As always, we’re riffing, not giving investment advice. So read on if you want to noodle on Coinbase with me; its impending direct listing will be one of the year’s most watched financial events.

We’ll drag Stripe back in at the end. Given that the companies now nearly share private-market valuations, we’d be remiss to not unfairly stack them against one another. Into the breach!

Coinbase @ $100B

Axios’ Dan Primack, a good egg in my experience, got the goods on Coinbase’s historical performance. Summarizing the bits we need, here’s what the crypto exchange got up to recently:

  • Coinbase 2019: $530 million in revenues, $30 million in net losses.
  • Coinbase 2020 Q1-Q3: $691 million in revenues, $141 million in net income.

It’s simple to take the 2020 data that we have and extrapolate it into full-year data. Indeed, you get revenues of $921.33 million and net income of $188 million.

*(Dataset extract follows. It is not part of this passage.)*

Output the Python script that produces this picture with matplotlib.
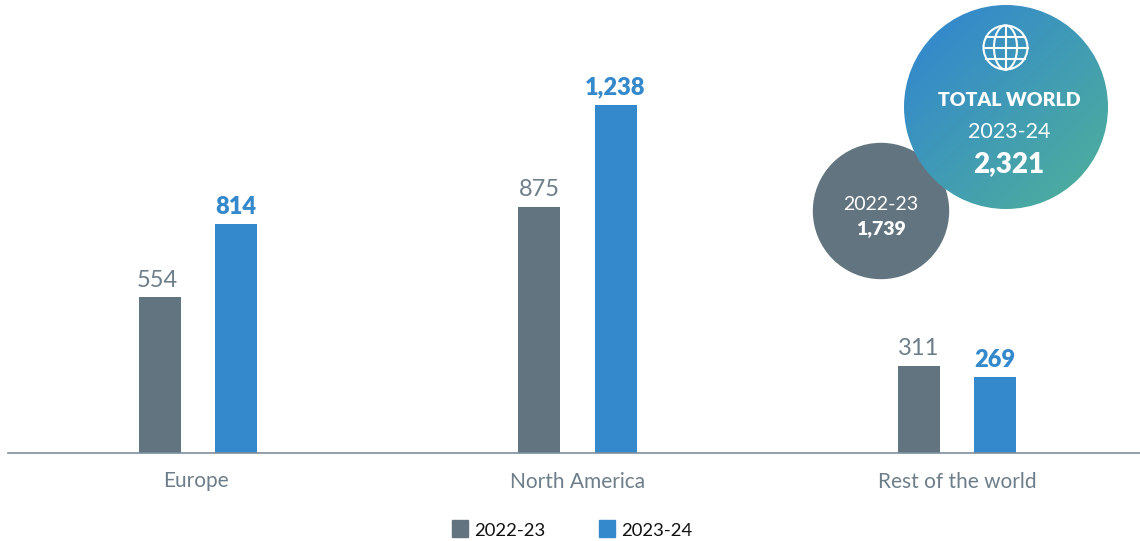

Compared to its 2019 data, Coinbase would have managed around 74% growth while swinging steeply into the profitable domain.

That’s a killer year. But it’s actually a bit better than we are giving Coinbase credit for. Poking around volume data compiled by Bitcoinity.org, Coinbase had its biggest period of 2020 in terms of bitcoin trading volume in the fourth quarter. Thinking about Coinbase’s 2020 from a trading perspective using the same dataset, it had a great Q1, more staid Q2 and Q3, and a blockbuster Q4 that ramped to record highs at the end.